→ GOAL
Scan the entries below and extract each line with the word "this" in it.

→ TASK DATA
-------------------------

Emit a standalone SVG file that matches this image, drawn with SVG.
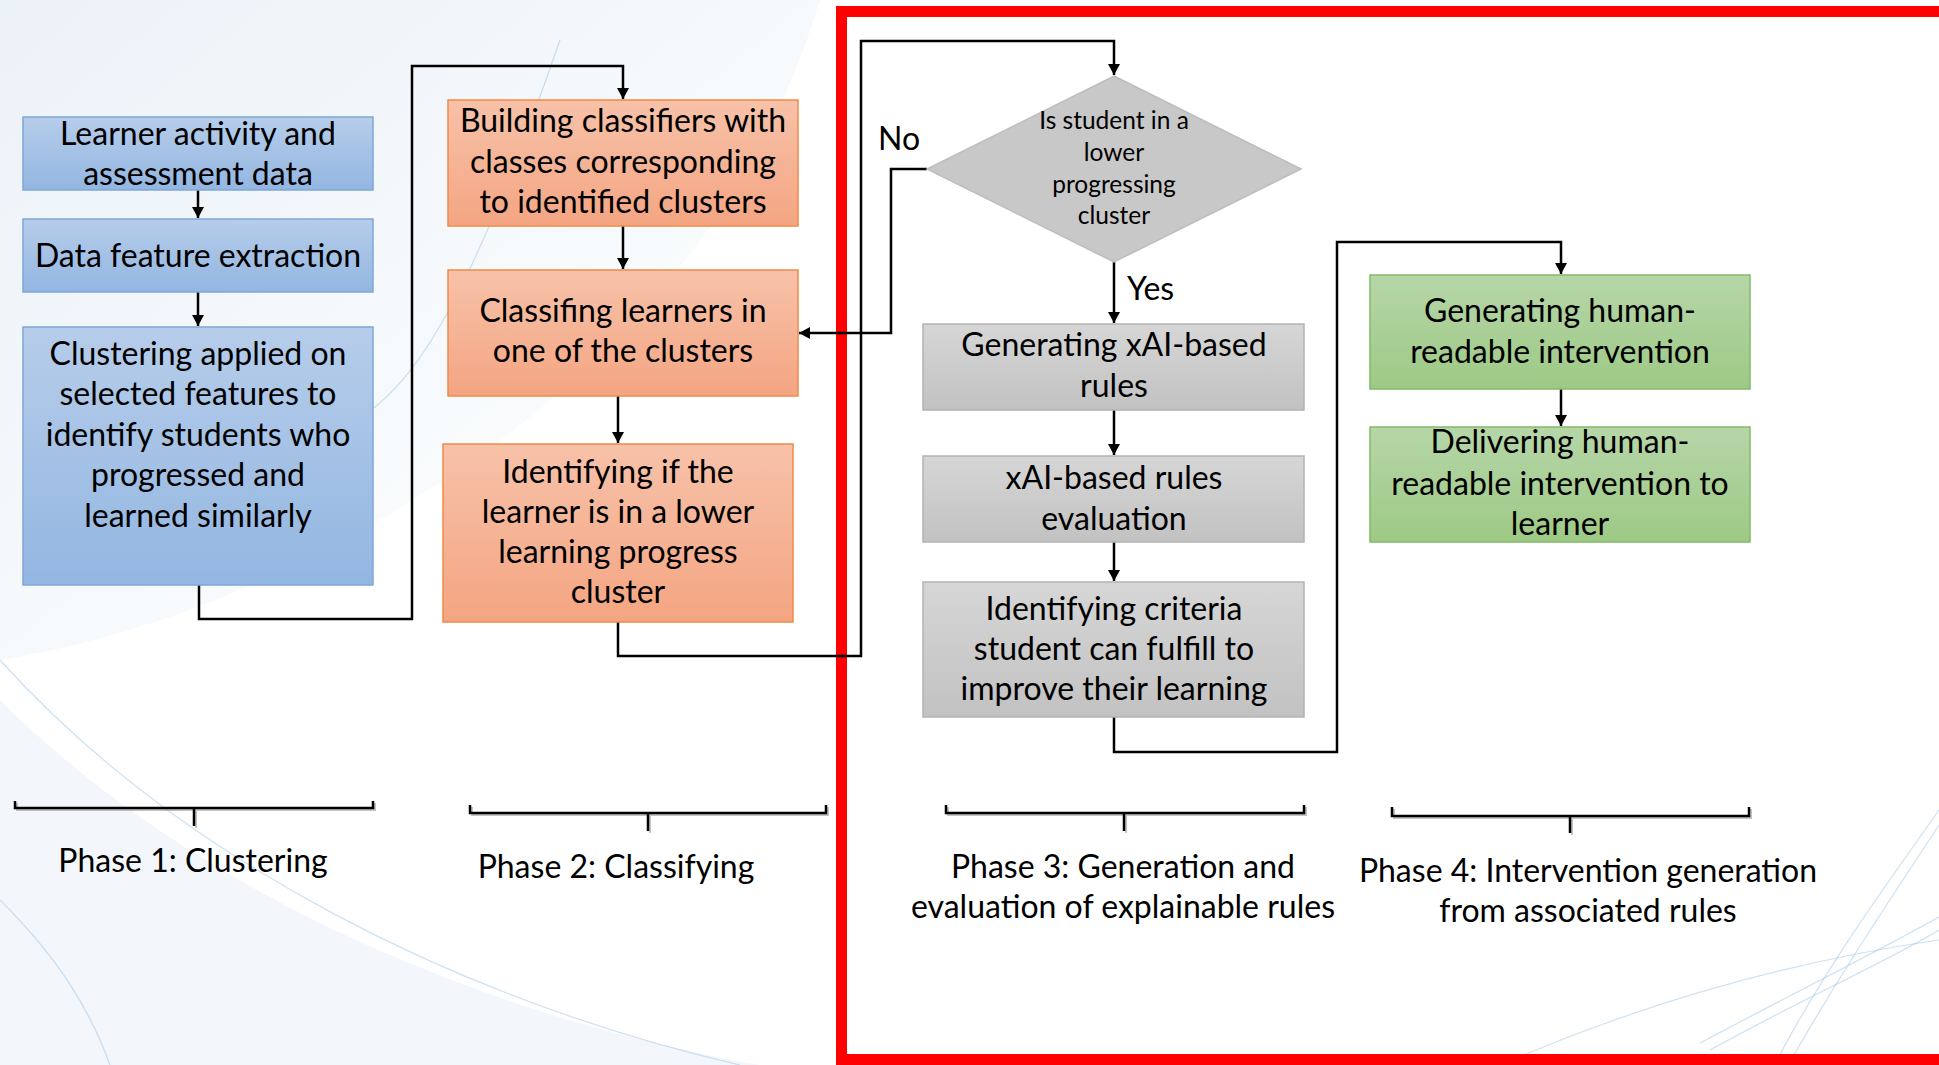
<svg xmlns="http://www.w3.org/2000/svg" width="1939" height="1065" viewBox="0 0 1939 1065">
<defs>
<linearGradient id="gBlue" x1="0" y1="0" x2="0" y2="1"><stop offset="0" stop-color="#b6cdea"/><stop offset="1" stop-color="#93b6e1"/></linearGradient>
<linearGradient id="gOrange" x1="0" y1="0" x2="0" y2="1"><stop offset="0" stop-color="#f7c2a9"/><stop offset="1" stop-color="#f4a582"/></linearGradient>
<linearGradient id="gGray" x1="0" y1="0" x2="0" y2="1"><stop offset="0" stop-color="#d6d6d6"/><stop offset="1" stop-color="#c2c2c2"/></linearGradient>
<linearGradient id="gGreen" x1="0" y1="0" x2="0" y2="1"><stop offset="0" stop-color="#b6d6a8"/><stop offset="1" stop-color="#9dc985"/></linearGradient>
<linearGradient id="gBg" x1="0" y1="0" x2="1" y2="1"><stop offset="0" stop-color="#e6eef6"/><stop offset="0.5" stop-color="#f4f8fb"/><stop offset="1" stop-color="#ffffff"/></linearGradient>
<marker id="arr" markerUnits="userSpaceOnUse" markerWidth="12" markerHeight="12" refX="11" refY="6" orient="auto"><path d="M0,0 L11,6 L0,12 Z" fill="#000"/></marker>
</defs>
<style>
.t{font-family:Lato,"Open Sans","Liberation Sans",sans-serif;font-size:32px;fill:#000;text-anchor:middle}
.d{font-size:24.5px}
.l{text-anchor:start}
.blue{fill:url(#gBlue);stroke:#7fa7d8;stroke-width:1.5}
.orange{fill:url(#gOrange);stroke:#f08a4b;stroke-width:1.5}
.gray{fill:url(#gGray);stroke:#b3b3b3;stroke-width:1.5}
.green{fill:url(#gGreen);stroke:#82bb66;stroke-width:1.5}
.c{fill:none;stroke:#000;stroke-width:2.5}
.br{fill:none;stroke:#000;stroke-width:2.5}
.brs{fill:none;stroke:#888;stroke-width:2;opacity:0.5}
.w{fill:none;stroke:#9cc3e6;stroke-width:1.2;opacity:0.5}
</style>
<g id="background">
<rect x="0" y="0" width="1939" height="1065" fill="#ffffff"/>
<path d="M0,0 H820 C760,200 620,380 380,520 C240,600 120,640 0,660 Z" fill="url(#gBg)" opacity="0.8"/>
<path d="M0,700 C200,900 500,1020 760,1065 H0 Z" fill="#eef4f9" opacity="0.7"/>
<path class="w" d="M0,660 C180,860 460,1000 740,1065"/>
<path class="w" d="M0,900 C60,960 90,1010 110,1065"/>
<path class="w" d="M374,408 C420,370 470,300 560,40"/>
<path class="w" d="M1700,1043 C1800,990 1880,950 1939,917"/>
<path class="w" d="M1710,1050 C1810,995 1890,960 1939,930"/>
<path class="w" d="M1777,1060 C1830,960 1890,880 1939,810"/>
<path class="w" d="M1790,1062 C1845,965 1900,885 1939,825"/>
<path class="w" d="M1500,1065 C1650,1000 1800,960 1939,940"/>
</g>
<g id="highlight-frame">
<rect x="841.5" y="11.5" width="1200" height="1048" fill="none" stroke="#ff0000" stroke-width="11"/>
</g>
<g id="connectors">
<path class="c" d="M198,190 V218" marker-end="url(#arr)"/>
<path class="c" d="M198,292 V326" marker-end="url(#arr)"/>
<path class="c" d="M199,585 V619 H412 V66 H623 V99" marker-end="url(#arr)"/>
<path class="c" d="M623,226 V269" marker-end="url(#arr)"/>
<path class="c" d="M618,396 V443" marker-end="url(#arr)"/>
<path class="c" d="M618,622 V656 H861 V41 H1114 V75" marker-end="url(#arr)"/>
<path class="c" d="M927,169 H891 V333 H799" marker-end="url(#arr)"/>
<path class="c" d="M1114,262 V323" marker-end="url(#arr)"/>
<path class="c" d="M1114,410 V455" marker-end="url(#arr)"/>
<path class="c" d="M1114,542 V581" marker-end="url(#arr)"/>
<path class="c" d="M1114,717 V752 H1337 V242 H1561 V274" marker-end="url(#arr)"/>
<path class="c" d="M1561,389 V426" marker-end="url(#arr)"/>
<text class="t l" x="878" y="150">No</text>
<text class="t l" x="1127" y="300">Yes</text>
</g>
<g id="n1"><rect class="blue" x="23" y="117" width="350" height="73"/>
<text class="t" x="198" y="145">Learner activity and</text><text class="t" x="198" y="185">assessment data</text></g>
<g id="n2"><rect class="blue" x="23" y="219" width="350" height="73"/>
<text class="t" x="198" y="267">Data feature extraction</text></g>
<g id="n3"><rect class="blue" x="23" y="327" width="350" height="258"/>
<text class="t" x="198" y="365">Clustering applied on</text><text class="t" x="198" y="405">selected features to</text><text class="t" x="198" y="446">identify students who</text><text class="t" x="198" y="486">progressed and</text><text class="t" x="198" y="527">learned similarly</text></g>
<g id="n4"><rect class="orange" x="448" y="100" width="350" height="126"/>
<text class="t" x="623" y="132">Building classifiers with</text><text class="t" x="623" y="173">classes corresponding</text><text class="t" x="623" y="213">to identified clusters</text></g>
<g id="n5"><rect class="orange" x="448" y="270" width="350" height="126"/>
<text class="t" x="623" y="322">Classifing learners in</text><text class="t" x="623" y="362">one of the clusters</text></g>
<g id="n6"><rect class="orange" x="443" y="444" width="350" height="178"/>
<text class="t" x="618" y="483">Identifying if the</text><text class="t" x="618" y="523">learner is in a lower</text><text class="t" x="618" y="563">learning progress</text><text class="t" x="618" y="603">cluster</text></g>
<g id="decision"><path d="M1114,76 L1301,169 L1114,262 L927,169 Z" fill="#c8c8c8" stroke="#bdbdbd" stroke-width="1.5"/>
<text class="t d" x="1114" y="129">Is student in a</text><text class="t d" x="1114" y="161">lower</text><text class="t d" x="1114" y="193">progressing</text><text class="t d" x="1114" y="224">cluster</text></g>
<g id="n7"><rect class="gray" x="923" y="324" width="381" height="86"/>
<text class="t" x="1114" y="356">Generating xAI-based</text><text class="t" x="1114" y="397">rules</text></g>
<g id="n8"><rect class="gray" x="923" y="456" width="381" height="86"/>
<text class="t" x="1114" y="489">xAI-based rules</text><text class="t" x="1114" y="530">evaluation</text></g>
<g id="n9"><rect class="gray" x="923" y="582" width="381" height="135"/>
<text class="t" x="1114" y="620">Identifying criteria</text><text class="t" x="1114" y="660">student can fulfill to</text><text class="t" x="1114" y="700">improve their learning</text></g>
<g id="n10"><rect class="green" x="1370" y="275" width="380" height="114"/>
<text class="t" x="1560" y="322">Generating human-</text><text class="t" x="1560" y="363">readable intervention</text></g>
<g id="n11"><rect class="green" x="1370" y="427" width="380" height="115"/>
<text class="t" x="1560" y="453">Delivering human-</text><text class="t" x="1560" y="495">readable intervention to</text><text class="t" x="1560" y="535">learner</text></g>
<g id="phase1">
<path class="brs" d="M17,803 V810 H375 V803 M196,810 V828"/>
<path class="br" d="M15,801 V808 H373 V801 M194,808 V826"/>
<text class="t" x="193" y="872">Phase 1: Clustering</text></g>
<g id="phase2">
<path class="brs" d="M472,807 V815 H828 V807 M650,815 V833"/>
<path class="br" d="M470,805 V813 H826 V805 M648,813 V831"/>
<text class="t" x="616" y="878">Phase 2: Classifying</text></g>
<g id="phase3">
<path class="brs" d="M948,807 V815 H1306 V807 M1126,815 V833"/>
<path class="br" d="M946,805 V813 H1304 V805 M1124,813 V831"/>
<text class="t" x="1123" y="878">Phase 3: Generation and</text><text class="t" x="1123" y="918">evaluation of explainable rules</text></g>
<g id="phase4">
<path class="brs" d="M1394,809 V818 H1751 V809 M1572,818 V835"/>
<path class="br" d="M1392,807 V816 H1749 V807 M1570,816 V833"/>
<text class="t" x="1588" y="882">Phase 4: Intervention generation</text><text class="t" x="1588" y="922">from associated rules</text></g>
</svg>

-------------------------

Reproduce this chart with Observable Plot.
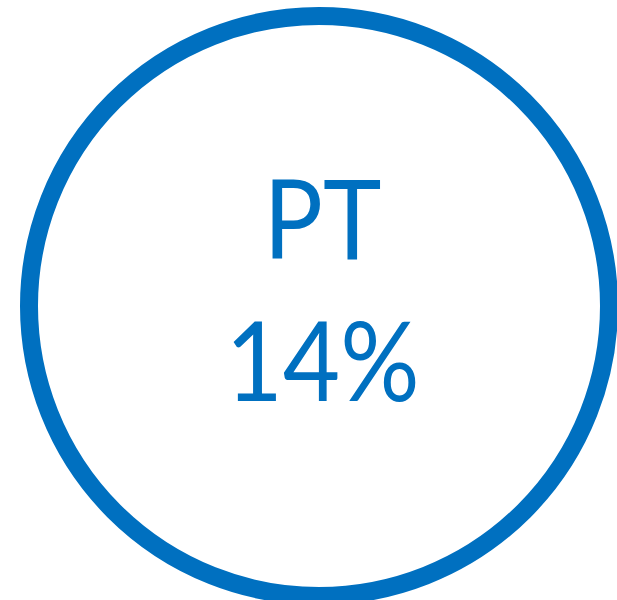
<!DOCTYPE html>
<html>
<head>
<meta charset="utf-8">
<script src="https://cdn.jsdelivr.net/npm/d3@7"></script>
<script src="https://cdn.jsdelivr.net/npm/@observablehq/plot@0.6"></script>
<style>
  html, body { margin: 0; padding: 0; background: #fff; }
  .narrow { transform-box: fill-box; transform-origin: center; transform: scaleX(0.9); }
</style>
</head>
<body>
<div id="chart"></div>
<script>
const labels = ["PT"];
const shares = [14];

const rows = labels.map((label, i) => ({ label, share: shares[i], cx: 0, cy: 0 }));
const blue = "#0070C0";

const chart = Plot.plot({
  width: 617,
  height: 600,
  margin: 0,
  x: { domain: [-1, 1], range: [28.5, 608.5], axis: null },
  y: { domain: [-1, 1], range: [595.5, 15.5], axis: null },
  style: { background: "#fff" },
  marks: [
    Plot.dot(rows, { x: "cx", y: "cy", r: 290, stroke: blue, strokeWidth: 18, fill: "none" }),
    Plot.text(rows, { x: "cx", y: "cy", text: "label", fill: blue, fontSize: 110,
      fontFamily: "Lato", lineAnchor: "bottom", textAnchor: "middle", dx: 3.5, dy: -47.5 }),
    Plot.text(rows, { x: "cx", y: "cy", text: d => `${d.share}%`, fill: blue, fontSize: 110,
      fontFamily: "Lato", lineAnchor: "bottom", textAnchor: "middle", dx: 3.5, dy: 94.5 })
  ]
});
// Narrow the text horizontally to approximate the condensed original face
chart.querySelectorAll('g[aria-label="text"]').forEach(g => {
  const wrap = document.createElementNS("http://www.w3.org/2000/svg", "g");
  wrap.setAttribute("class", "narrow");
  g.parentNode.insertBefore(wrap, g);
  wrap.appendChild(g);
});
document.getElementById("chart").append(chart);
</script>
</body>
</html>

-------------------------

→ REPLY TO THE TASK
Emit a standalone SVG file that matches this image, drawn with SVG.
Reproduce this chart with Observable Plot.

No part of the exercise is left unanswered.